Mo si appoggiò alle corte, invitando Foreman quasi a punirlo definitivamente. Si sganciò, si mosse e bloccò i pugni e la furia del campione. Tutto il mondo era stordito. “Quanto fece Muhammad fu così strano, onestamente non avevo capito cosa sarebbe successo, se sarebbe andato a vincere”, ricordò Leifer. Qualsiasi persona con un minimo di raziocinio avrebbe pensato che in quel momento Ali fosse fuori dalla grazia di Dio e lontano da qualsivoglia pensiero razionale. Perché faceva di tutto per farsi colpire? E Foreman, di destro e sinistro, ne aveva fatto una missione. In qualsiasi attimo poteva rompere le ultime difese di Ali. Non accadde.
La storia
Nell’ottavo assalto, Foreman aveva speso tantissimo. E Ali si preparò, sferrando due ganci seguiti da una combinazione di cinque colpi devastanti. Il campione era col volto incollato al suolo. Mailer scrisse: “Le vertigini presero Foreman, lo fecero girare tutto. Vedeva la vita su un piano inclinato, cominciò a cadere, a rovesciarsi, non riusciva a tenersi in piedi. La mente provava a tenerlo su, il suo corpo cercava il terreno. Cadde come un maggiordomo alto 6 piedi, che ha appena sentito una notizia tragica”.
Deciso a rialzarsi, Foreman tornò a portarsi in piedi dopo l’inizio del conto alla rovescia. Ma era abbattuto, inerme, senza speranze. Rimanevano due secondi per l’ultimo assalto, l’arbitro Zack Clayton fermò l’incontro. Ali aveva recuperato il titolo, poco prima di svenire.

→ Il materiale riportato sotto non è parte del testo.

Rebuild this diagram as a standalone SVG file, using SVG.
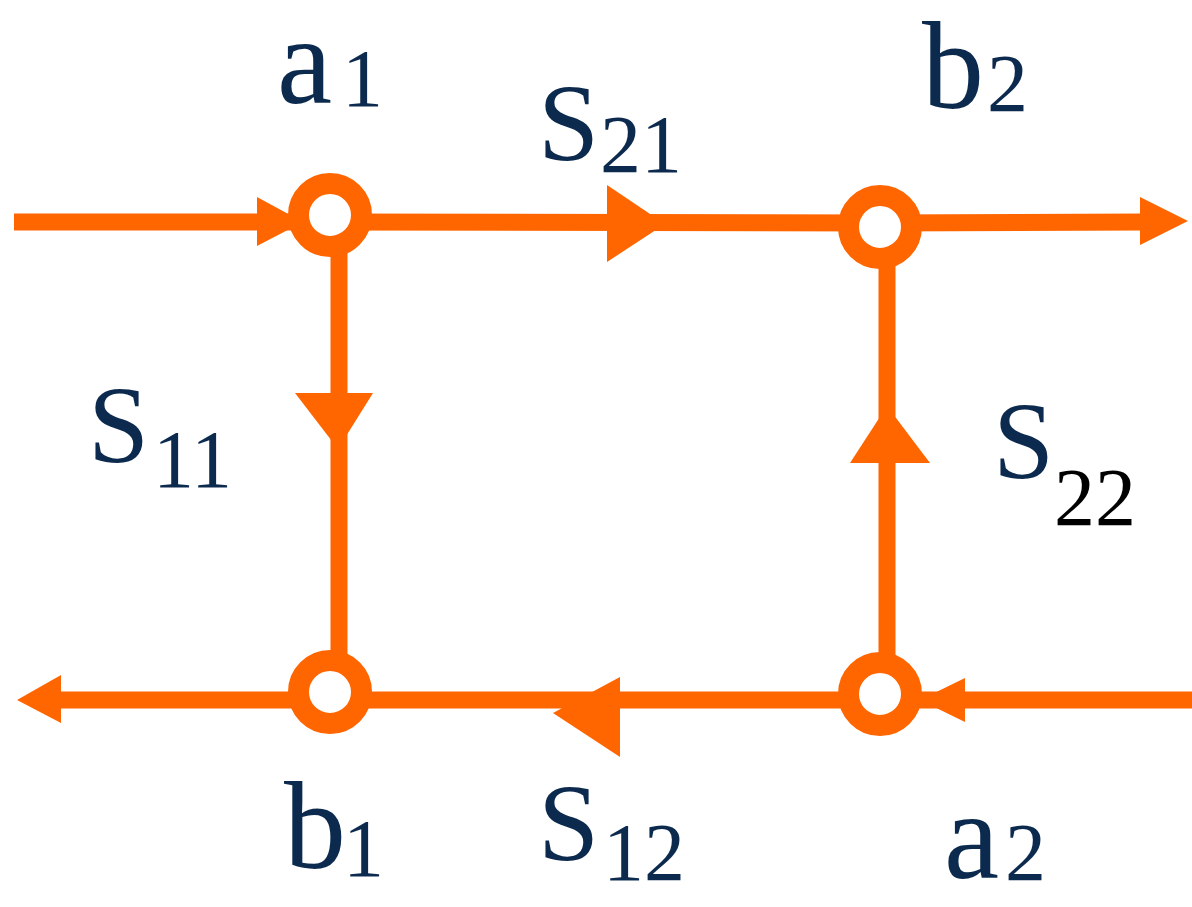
<svg xmlns="http://www.w3.org/2000/svg" width="1192" height="907" viewBox="0 0 1192 907">
<style>
.ln{stroke:#FF6600;stroke-width:17;fill:none}
.ah{fill:#FF6600}
.nd{fill:#fff;stroke:#FF6600;stroke-width:21}
.lb{fill:#0B2A4E;font-family:"Times New Roman","Liberation Serif","DejaVu Serif",serif}
.big{font-size:110px}
.let{font-size:124px}
.sub{font-size:82px}
</style>
<rect width="1192" height="907" fill="#fff"/>
<g id="connectors">
<line class="ln" x1="14" y1="222" x2="300" y2="222"/>
<polygon class="ah" points="257,197 257,246 303,222"/>
<line class="ln" x1="330" y1="222" x2="880" y2="223"/>
<polygon class="ah" points="607,185 607,262 665,224"/>
<line class="ln" x1="880" y1="223" x2="1145" y2="222"/>
<polygon class="ah" points="1140,197 1140,245 1188,221"/>
<line class="ln" x1="339" y1="216" x2="339" y2="692"/>
<polygon class="ah" points="295,393 373,393 338,449"/>
<line class="ln" x1="887" y1="227" x2="887" y2="694"/>
<polygon class="ah" points="850,463 930,463 887,406"/>
<line class="ln" x1="55" y1="700" x2="330" y2="700"/>
<polygon class="ah" points="61,675 61,723 17,700"/>
<line class="ln" x1="330" y1="700" x2="880" y2="700"/>
<polygon class="ah" points="620,677 620,757 553,713"/>
<line class="ln" x1="900" y1="700" x2="1192" y2="700"/>
<polygon class="ah" points="965,678 965,722 920,700"/>
</g>
<g id="node-a1"><circle class="nd" cx="330" cy="215" r="31.5"/>
<text class="lb"><tspan class="let" x="277" y="103">a</tspan><tspan class="sub" x="342" y="106">1</tspan></text></g>
<g id="node-b2"><circle class="nd" cx="880" cy="227" r="31.5"/>
<text class="lb"><tspan class="let" x="922" y="108">b</tspan><tspan class="sub" x="987" y="111">2</tspan></text></g>
<g id="node-b1"><circle class="nd" cx="330" cy="692" r="31.5"/>
<text class="lb"><tspan class="let" x="284" y="868">b</tspan><tspan class="sub" x="343" y="876">1</tspan></text></g>
<g id="node-a2"><circle class="nd" cx="880" cy="694" r="31.5"/>
<text class="lb"><tspan class="let" x="944" y="878">a</tspan><tspan class="sub" x="1005" y="880">2</tspan></text></g>
<g id="labels">
<text class="lb"><tspan class="big" x="538" y="160">S</tspan><tspan class="sub" x="600" y="172">21</tspan></text>
<text class="lb"><tspan class="big" x="88" y="462">S</tspan><tspan class="sub" x="153" y="487">11</tspan></text>
<text class="lb"><tspan class="big" x="993" y="478">S</tspan><tspan class="sub" x="1054" y="525" fill="#000">22</tspan></text>
<text class="lb"><tspan class="big" x="538" y="860">S</tspan><tspan class="sub" x="603" y="880">12</tspan></text>
</g>
</svg>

Chiuso il combattimento, il cielo si chiuse e cadde la pioggia. Quei monsoni erano arrivati con due settimane di ritardo, e i torrenti inondarono lo stadio, inzuppando i generatori finché non si esaurirono. La metà delle macchine del Telex si spensero, e le immagini e le parole non riuscirono più a uscire. Non era necessario: Ali era all’altezza del poster, l’ultima istantanea osservata dal mondo intero.